Caravan Park Culture: The Power Of Kindness and Empathy

Let’s face it, some people like to put caravan parks into a box – stereotyping not only the people who run them but also those who visit them. Buying into these stereotypes is damaging because they’re mostly outdated and untrue.

On a recent episode of the That Bad Review podcast, I chatted to Christie Hamilton about this exact issue. Christie used to be one of those people who didn’t harbour any negative feelings towards caravan parks, but definitely had some generalised ideas about them. That was until she took part in the Indian Pacific Wheel Race, a cycling event that saw her stay at caravan parks across Australia.

‘I didn’t realise that caravan parks were basically like mini-resorts, one I stayed at in Portland, the guy – owner I think – was absolutely fantastic and he even helped me fix my bike – nothing was too much trouble.’ Christie continued, ‘I think to go out and do a big tour of the country makes you an interesting person to start, so I’ve found within caravan culture a lot of amazing, friendly and open-minded people.’ Along with her travels, Christie got to the core of caravanner culture, and according to her she ‘did not run into a single bad person the entire trip’.

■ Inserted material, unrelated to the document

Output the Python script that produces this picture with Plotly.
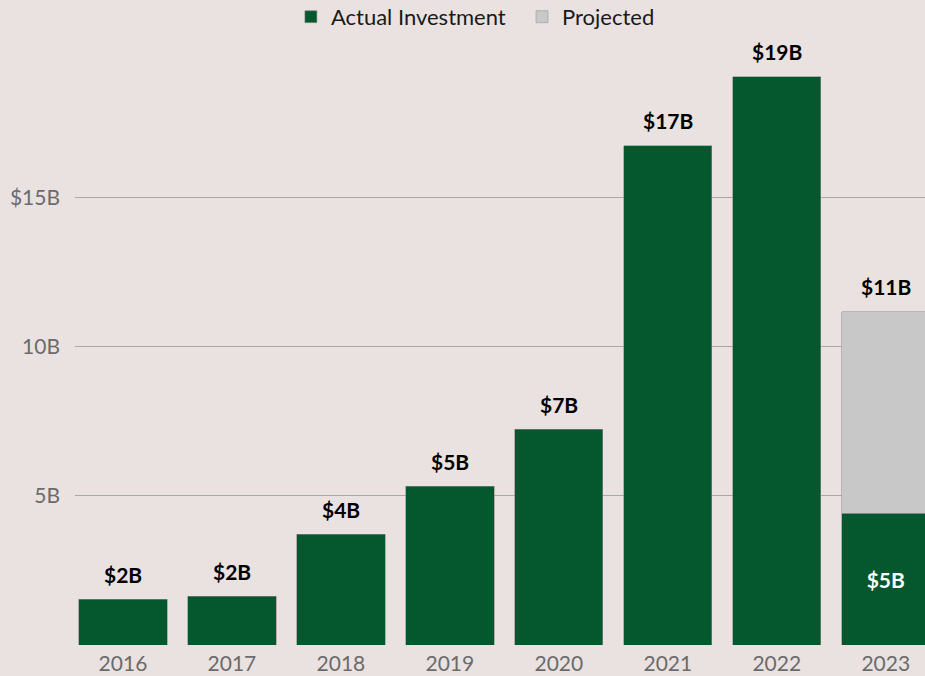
import plotly.graph_objects as go

years = ["2016", "2017", "2018", "2019", "2020", "2021", "2022", "2023"]
actual = [1.54, 1.64, 3.71, 5.32, 7.22, 16.72, 19.03, 4.41]
projected = [None, None, None, None, None, None, None, 6.76]
top_labels = ["$2B", "$2B", "$4B", "$5B", "$7B", "$17B", "$19B", "$11B"]
inside_labels = ["", "", "", "", "", "", "", "$5B"]
tick_vals = [5, 10, 15]
tick_text = ["5B", "10B", "$15B"]

GREEN = "#05572d"
GREY = "#c8c8c8"
BG = "#e9e2e1"
FONT = "Lato"

totals = [a + (p or 0) for a, p in zip(actual, projected)]

fig = go.Figure()
fig.add_trace(go.Bar(
    x=years, y=actual, name="Actual Investment\u00a0\u00a0",
    marker=dict(color=GREEN, line=dict(color="#8a8a8a", width=0.6)),
    text=inside_labels,
    textposition="inside",
    insidetextanchor="middle",
    insidetextfont=dict(family=FONT, size=21, color="#ffffff", weight="bold"),
    hoverinfo="skip",
))
fig.add_trace(go.Bar(
    x=years, y=projected, name="Projected",
    marker=dict(color=GREY, line=dict(color="#9a9a9a", width=0.6)),
    hoverinfo="skip",
))

for i, (tot, lab) in enumerate(zip(totals, top_labels)):
    fig.add_annotation(
        x=i, y=tot, xref="x", yref="y", text=lab, showarrow=False,
        yanchor="middle", yshift=25,
        font=dict(family=FONT, size=21, color="#000000", weight="bold"),
    )

fig.update_layout(
    width=925, height=676,
    barmode="stack", bargap=0.19,
    paper_bgcolor=BG, plot_bgcolor=BG,
    margin=dict(l=75, r=0, t=42, b=31),
    font=dict(family=FONT, size=21, color="#6b6b6b"),
    showlegend=True,
    legend=dict(orientation="h", x=0.254, xanchor="left", y=0.975, yanchor="middle",
                yref="container", font=dict(family=FONT, size=22, color="#1a1a1a"),
                traceorder="normal", bgcolor="rgba(0,0,0,0)"),
)
fig.update_xaxes(
    type="category", range=[-0.44, 7.36], showgrid=False, showline=False,
    ticks="", ticklabelstandoff=4, tickfont=dict(family=FONT, size=21, color="#6b6b6b"),
)
fig.update_yaxes(
    range=[0, 20.2], tickvals=tick_vals, ticktext=tick_text,
    showgrid=True, gridcolor="#a8a8a8", gridwidth=1, zeroline=False,
    showline=False, ticks="", ticklabelstandoff=14,
    tickfont=dict(family=FONT, size=21, color="#6b6b6b"),
)

fig.write_html(
    "out.html",
    config={"displayModeBar": False},
    post_script="document.body.style.margin='0';document.body.style.overflow='hidden';",
)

This is stuff I love to hear because it’s validation for what I feel about caravan parks and the culture that surrounds them. There are a certain camaraderie and friendliness that exist in this style of travelling and holiday-making. It’s about looking out for one’s neighbour and being generally interested in what’s going on around you – a sense of adventure if you will.

This is perfectly in keeping with another concept touched on by Christie during our chat – the idea of trail magic. ‘Trail magic’ is defined as ‘an unexpected act of kindness, a quintessential part of the trail experience for many long-distance hikers.’ While this particular brand of kindness and empathy is focused on long-distance hikers, trail magic certainly applied to Christie in her extreme biking endeavours, and traces of that extend to the very act of caravanning itself.

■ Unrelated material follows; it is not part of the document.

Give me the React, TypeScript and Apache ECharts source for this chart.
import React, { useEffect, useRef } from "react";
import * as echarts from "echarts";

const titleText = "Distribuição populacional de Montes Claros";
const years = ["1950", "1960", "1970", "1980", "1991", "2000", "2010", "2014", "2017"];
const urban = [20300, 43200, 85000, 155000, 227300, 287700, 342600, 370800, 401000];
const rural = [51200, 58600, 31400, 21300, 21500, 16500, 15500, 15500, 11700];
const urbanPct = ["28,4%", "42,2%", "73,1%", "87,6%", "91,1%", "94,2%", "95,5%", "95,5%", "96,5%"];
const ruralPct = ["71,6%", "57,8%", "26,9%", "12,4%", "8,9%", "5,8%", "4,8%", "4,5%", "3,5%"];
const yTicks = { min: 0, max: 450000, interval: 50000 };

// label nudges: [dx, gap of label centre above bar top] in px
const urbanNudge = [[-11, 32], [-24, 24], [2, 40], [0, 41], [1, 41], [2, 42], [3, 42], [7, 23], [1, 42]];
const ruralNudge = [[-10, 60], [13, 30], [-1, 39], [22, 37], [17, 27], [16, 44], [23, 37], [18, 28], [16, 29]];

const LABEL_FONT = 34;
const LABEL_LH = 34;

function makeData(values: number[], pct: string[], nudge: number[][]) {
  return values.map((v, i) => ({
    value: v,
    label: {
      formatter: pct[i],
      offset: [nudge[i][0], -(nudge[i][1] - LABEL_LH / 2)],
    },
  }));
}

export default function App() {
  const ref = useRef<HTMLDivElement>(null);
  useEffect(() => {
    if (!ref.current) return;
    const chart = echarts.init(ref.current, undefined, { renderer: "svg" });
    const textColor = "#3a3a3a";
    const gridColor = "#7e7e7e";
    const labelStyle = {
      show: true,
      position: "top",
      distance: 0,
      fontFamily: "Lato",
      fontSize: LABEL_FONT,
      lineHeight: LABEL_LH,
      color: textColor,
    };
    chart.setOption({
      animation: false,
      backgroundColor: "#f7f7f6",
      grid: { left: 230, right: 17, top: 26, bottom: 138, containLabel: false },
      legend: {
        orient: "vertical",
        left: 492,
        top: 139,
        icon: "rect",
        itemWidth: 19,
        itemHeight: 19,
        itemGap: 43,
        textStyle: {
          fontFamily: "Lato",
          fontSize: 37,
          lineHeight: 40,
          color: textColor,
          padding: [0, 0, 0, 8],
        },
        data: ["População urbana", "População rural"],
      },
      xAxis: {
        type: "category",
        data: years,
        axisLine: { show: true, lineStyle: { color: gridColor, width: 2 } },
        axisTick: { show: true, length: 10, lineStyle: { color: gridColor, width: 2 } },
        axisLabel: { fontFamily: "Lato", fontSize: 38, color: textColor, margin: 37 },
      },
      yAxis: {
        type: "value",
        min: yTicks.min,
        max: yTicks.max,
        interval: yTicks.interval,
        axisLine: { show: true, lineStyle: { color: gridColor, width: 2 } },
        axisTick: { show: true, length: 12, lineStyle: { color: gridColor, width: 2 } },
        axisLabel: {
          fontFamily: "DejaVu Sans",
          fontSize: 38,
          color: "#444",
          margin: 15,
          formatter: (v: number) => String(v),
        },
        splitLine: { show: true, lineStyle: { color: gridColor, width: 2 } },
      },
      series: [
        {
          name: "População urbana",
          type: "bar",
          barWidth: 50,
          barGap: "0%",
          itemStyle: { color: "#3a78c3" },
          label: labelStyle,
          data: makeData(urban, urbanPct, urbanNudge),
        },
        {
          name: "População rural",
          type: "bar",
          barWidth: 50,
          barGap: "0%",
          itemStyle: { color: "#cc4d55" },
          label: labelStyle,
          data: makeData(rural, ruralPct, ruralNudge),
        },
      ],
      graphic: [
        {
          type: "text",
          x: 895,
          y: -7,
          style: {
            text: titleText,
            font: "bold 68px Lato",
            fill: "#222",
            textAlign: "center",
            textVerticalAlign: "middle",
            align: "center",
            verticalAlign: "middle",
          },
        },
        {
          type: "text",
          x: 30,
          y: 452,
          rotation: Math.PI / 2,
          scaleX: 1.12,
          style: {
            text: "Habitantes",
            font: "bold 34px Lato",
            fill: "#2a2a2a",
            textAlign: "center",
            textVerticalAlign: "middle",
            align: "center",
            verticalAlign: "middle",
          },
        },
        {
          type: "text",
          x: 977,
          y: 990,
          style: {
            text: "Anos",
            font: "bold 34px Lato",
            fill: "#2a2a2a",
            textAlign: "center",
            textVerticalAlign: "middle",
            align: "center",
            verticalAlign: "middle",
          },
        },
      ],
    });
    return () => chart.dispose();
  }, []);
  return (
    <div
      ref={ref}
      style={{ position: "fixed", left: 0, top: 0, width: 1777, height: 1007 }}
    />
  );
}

In some cases, you’ll need other people to help you fix things when they’re broken, you’ll need them to give you directions when you’re lost or share something when you need it most. It’s a recognition that everyone is on some sort of journey, and that we’re all in it together. It’s obviously something I’m passionate about, but before I got off the hyperbole deep end I’ll just say that there is something special about caravan parks and a lot of it comes down to simply how you treat other people. No idea what I mean by this? Give caravanning a try and see for yourself.